Time, 19 m. 31 sec. Time, 19 m. 43 1/2 sec.
Holworthy, although well worked together, was not beyond criticism. The whole crew rolled badly out of the boat at the end of the stroke, and some bad faults at the finish of the stroke were made up for by "meeting" so as to be in time for the next stroke, especially in the upper part of the boat. Had Weld or Holyoke been as well "together" as Holworthy, they would have undoubtedly beaten, from superior strength and style. However, Holworthy had one important excellence which all the other crews lacked. They kept their oars in the water until the end of the stroke, getting the drag on the end, and keeping up the shoot of the boat, while the other crews each more or less snatched too soon from the water, and thus, besides losing a part of the stroke, which though not a hard is a very useful part, they also let their boats down too suddenly into the water, making them bury after the stroke and taking off the headway, just when it is most important that it should be kept up. It is indeed tempting in a race to hurry on to the strong part of the next stroke, and neglect the "elbows well home past the sides" and the "easy finish."

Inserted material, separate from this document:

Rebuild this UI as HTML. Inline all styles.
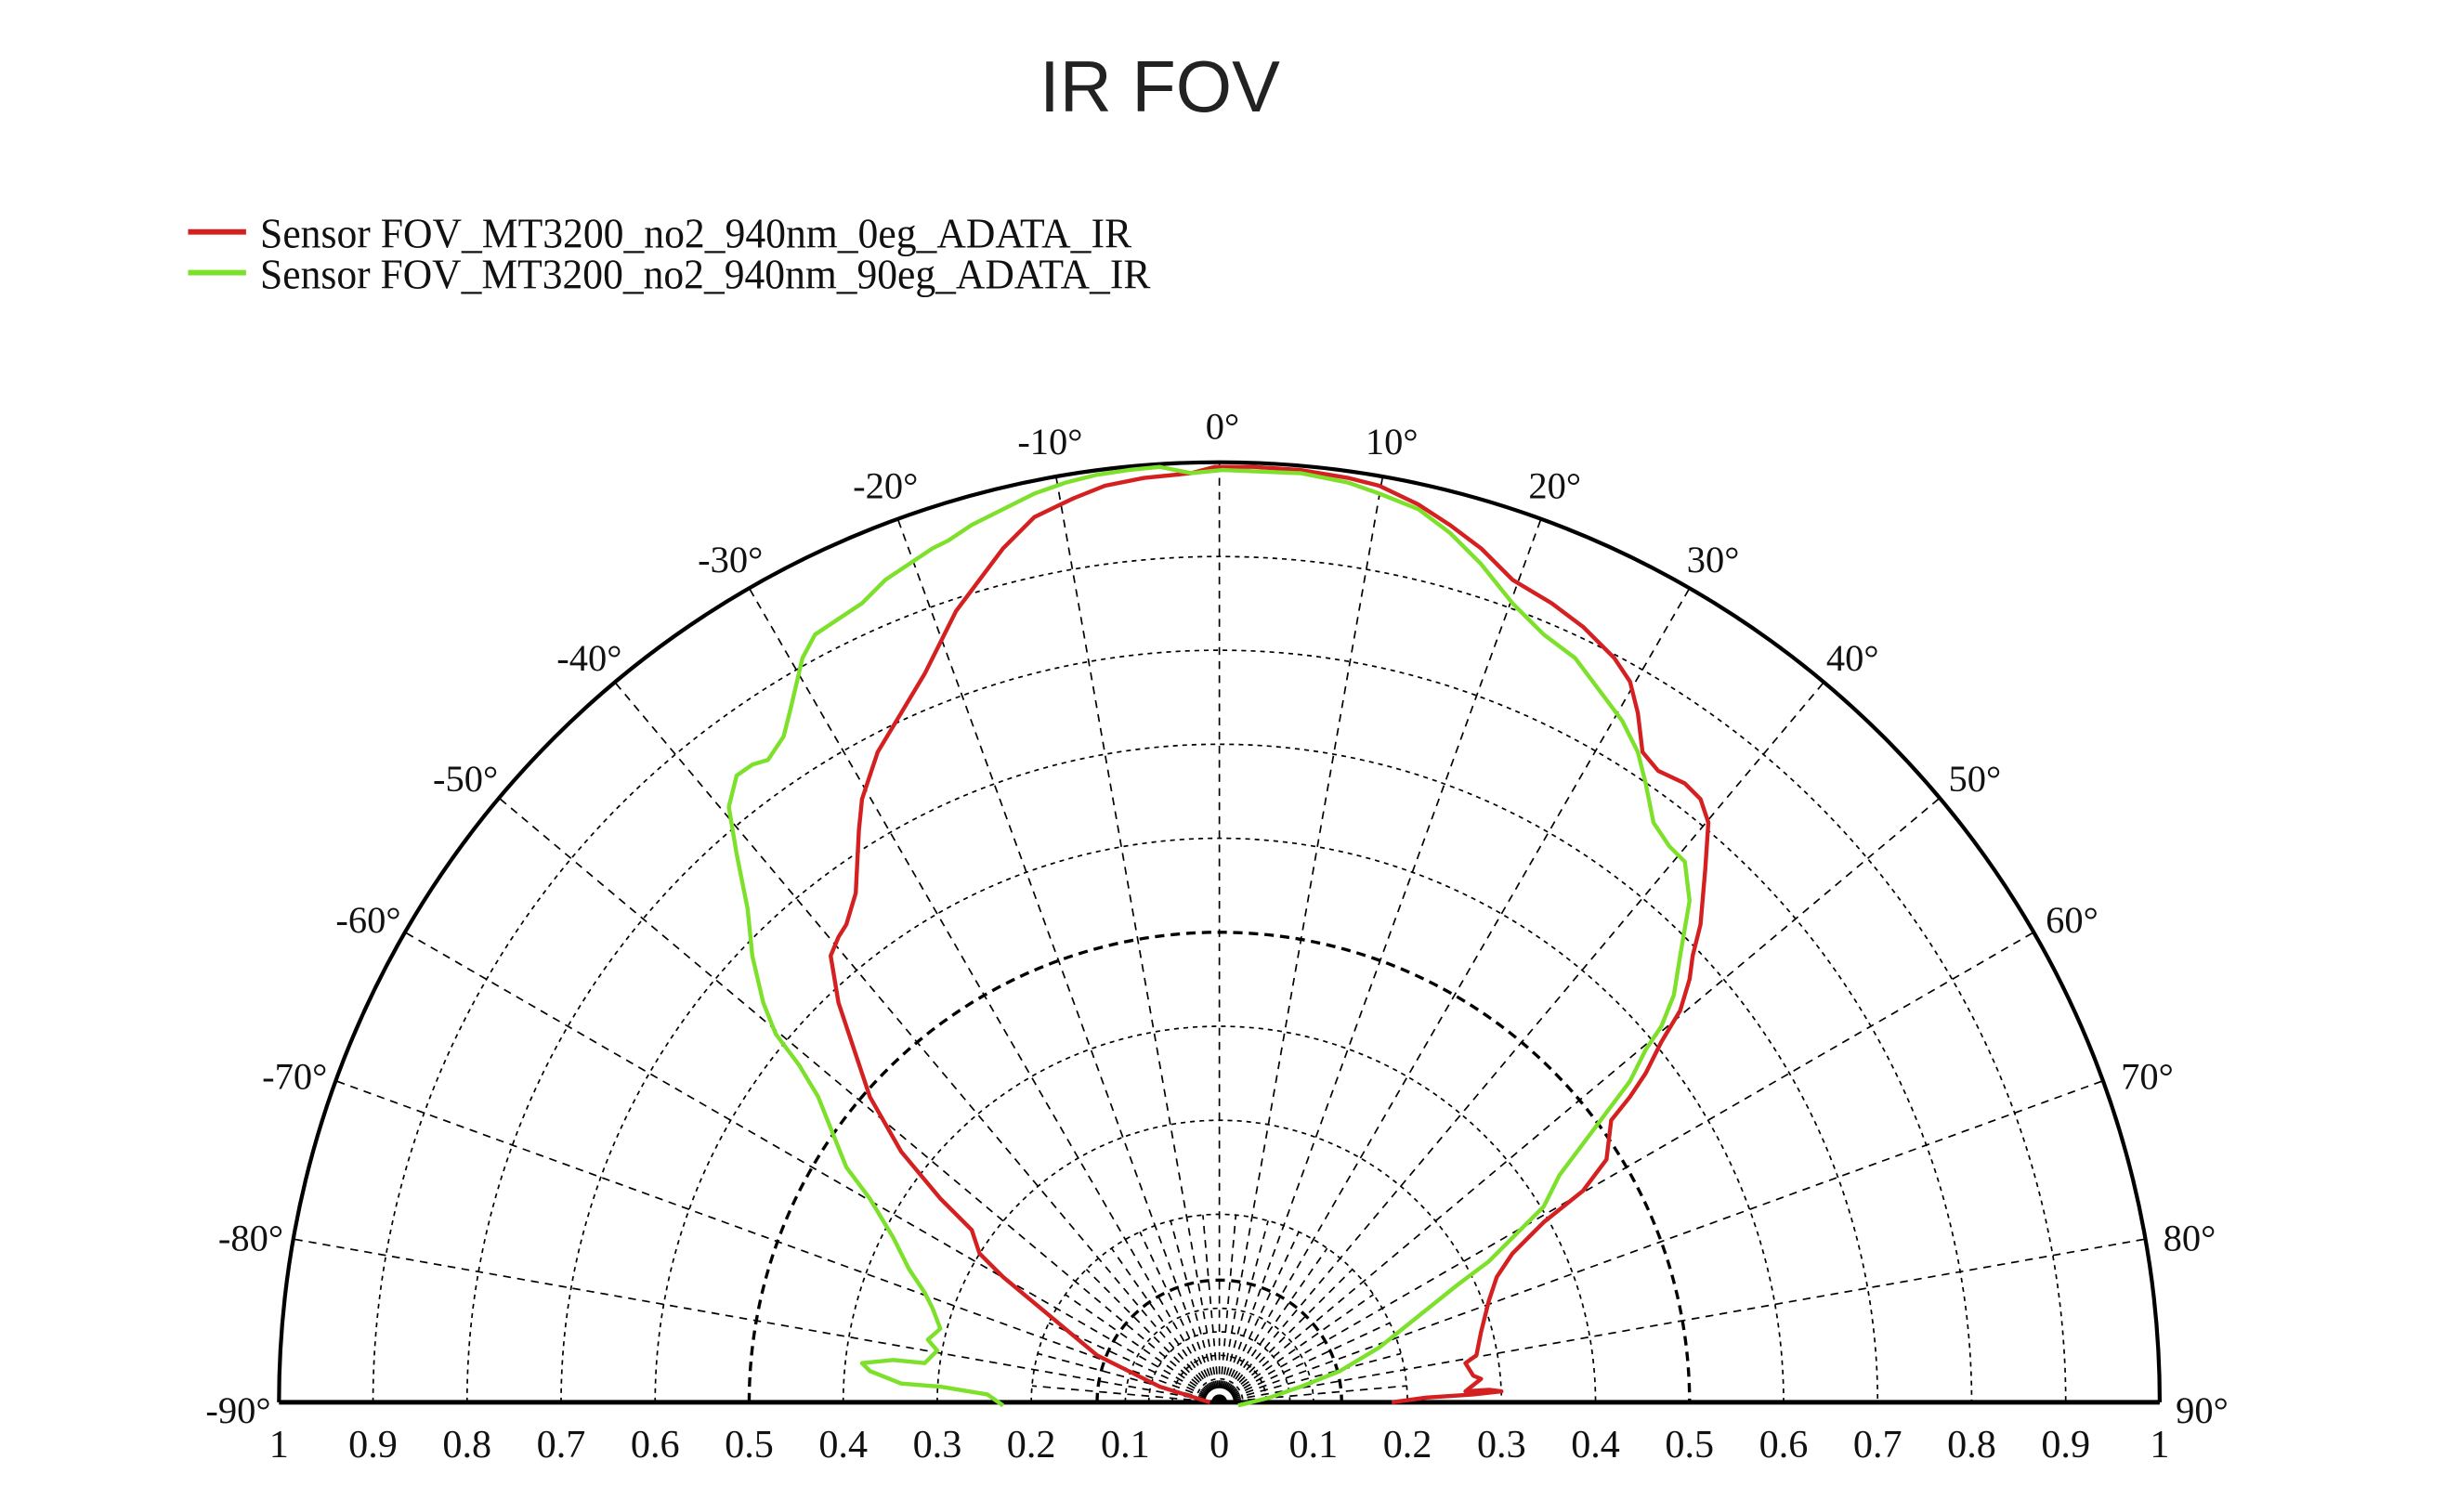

The time of the six-oar crews was astonishingly fast, being it is said more than a minute faster than the fastest class-crew shell time, and yet the crews rowed in laps twenty-six inches broad and carried coxswains. In taking the time, there were two stop-watches used, and one made the time about a minute longer than that given above; but the referee decided the official time according to the most reliable.
It is a great pity that the first crews do not row in shells, for watermanship will be a lost art outside of the University and Freshman crews, and the candidates for the highest boating honors of the College will have had no opportunity of learning how to "sit" and "trim" a light boat.
It is to be hoped that next spring the first-crew race will be opened to shells with no allowance to laps, and that the clubs will each own and enter a shell.